* _Set problem_:
Write out the full listing exactly as given, minus the images.
============================================================
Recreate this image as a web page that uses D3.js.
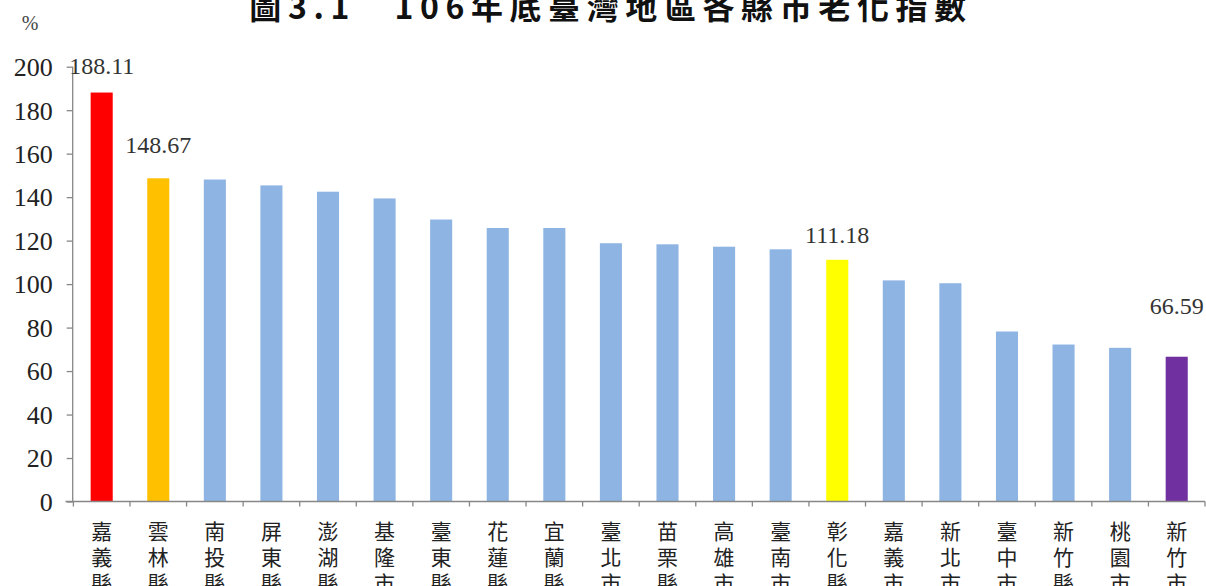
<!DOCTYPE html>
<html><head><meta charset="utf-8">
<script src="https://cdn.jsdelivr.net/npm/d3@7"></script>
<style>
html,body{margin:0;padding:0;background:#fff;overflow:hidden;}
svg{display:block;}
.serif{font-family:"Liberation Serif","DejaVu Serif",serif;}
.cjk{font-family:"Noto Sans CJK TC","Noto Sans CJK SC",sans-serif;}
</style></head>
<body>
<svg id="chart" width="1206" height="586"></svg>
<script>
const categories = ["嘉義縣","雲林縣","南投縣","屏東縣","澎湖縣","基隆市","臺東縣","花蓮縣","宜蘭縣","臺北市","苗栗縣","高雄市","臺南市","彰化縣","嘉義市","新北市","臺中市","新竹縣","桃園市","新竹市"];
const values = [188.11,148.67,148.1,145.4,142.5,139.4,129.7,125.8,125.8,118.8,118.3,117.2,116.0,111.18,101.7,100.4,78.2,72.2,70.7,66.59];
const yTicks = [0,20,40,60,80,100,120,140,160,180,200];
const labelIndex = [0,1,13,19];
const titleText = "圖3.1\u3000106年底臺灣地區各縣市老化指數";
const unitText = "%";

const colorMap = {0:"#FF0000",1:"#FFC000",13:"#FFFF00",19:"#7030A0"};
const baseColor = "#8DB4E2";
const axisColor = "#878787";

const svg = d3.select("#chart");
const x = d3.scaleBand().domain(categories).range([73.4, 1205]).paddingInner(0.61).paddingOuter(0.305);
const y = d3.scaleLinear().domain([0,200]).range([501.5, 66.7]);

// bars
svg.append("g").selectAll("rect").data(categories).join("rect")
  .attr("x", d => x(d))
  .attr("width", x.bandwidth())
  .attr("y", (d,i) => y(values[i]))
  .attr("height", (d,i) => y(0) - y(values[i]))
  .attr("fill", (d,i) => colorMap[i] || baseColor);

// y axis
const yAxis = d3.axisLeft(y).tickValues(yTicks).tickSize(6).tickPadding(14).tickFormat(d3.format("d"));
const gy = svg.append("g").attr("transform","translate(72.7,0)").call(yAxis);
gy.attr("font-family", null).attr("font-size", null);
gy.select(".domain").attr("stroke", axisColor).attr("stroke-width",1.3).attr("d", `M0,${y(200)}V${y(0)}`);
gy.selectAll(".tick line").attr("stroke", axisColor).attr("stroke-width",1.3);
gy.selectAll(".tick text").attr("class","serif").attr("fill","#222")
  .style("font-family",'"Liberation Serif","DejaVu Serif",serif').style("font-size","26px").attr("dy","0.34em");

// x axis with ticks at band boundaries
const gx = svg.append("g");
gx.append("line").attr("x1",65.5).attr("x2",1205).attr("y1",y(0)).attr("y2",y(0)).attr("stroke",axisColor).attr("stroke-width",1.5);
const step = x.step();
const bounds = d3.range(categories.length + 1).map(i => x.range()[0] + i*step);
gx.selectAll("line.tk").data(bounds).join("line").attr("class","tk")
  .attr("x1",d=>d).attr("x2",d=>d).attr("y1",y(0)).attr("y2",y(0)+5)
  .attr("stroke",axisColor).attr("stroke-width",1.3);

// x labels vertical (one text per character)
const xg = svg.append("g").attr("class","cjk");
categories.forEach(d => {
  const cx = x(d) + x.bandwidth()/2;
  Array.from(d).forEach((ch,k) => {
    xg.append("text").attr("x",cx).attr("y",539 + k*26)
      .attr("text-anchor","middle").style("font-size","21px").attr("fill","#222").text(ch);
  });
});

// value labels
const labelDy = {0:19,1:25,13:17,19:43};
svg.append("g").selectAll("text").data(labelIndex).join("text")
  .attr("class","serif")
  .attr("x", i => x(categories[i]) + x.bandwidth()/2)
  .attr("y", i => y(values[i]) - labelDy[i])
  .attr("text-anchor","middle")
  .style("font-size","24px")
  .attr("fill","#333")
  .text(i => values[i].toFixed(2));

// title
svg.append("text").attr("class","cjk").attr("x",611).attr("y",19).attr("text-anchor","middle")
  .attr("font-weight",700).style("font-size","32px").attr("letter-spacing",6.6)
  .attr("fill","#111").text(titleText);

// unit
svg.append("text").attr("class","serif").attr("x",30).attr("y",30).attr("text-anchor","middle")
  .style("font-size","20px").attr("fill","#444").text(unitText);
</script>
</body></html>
============================================================
* _Result_:
Recreate this image as a web page that uses D3.js.
<!DOCTYPE html>
<html><head><meta charset="utf-8">
<script src="https://cdn.jsdelivr.net/npm/d3@7"></script>
<style>
html,body{margin:0;padding:0;background:#fff;overflow:hidden;}
svg{display:block;}
.serif{font-family:"Liberation Serif","DejaVu Serif",serif;}
.cjk{font-family:"Noto Sans CJK TC","Noto Sans CJK SC",sans-serif;}
</style></head>
<body>
<svg id="chart" width="1206" height="586"></svg>
<script>
const categories = ["嘉義縣","雲林縣","南投縣","屏東縣","澎湖縣","基隆市","臺東縣","花蓮縣","宜蘭縣","臺北市","苗栗縣","高雄市","臺南市","彰化縣","嘉義市","新北市","臺中市","新竹縣","桃園市","新竹市"];
const values = [188.11,148.67,148.1,145.4,142.5,139.4,129.7,125.8,125.8,118.8,118.3,117.2,116.0,111.18,101.7,100.4,78.2,72.2,70.7,66.59];
const yTicks = [0,20,40,60,80,100,120,140,160,180,200];
const labelIndex = [0,1,13,19];
const titleText = "圖3.1\u3000106年底臺灣地區各縣市老化指數";
const unitText = "%";

const colorMap = {0:"#FF0000",1:"#FFC000",13:"#FFFF00",19:"#7030A0"};
const baseColor = "#8DB4E2";
const axisColor = "#878787";

const svg = d3.select("#chart");
const x = d3.scaleBand().domain(categories).range([73.4, 1205]).paddingInner(0.61).paddingOuter(0.305);
const y = d3.scaleLinear().domain([0,200]).range([501.5, 66.7]);

// bars
svg.append("g").selectAll("rect").data(categories).join("rect")
  .attr("x", d => x(d))
  .attr("width", x.bandwidth())
  .attr("y", (d,i) => y(values[i]))
  .attr("height", (d,i) => y(0) - y(values[i]))
  .attr("fill", (d,i) => colorMap[i] || baseColor);

// y axis
const yAxis = d3.axisLeft(y).tickValues(yTicks).tickSize(6).tickPadding(14).tickFormat(d3.format("d"));
const gy = svg.append("g").attr("transform","translate(72.7,0)").call(yAxis);
gy.attr("font-family", null).attr("font-size", null);
gy.select(".domain").attr("stroke", axisColor).attr("stroke-width",1.3).attr("d", `M0,${y(200)}V${y(0)}`);
gy.selectAll(".tick line").attr("stroke", axisColor).attr("stroke-width",1.3);
gy.selectAll(".tick text").attr("class","serif").attr("fill","#222")
  .style("font-family",'"Liberation Serif","DejaVu Serif",serif').style("font-size","26px").attr("dy","0.34em");

// x axis with ticks at band boundaries
const gx = svg.append("g");
gx.append("line").attr("x1",65.5).attr("x2",1205).attr("y1",y(0)).attr("y2",y(0)).attr("stroke",axisColor).attr("stroke-width",1.5);
const step = x.step();
const bounds = d3.range(categories.length + 1).map(i => x.range()[0] + i*step);
gx.selectAll("line.tk").data(bounds).join("line").attr("class","tk")
  .attr("x1",d=>d).attr("x2",d=>d).attr("y1",y(0)).attr("y2",y(0)+5)
  .attr("stroke",axisColor).attr("stroke-width",1.3);

// x labels vertical (one text per character)
const xg = svg.append("g").attr("class","cjk");
categories.forEach(d => {
  const cx = x(d) + x.bandwidth()/2;
  Array.from(d).forEach((ch,k) => {
    xg.append("text").attr("x",cx).attr("y",539 + k*26)
      .attr("text-anchor","middle").style("font-size","21px").attr("fill","#222").text(ch);
  });
});

// value labels
const labelDy = {0:19,1:25,13:17,19:43};
svg.append("g").selectAll("text").data(labelIndex).join("text")
  .attr("class","serif")
  .attr("x", i => x(categories[i]) + x.bandwidth()/2)
  .attr("y", i => y(values[i]) - labelDy[i])
  .attr("text-anchor","middle")
  .style("font-size","24px")
  .attr("fill","#333")
  .text(i => values[i].toFixed(2));

// title
svg.append("text").attr("class","cjk").attr("x",611).attr("y",19).attr("text-anchor","middle")
  .attr("font-weight",700).style("font-size","32px").attr("letter-spacing",6.6)
  .attr("fill","#111").text(titleText);

// unit
svg.append("text").attr("class","serif").attr("x",30).attr("y",30).attr("text-anchor","middle")
  .style("font-size","20px").attr("fill","#444").text(unitText);
</script>
</body></html>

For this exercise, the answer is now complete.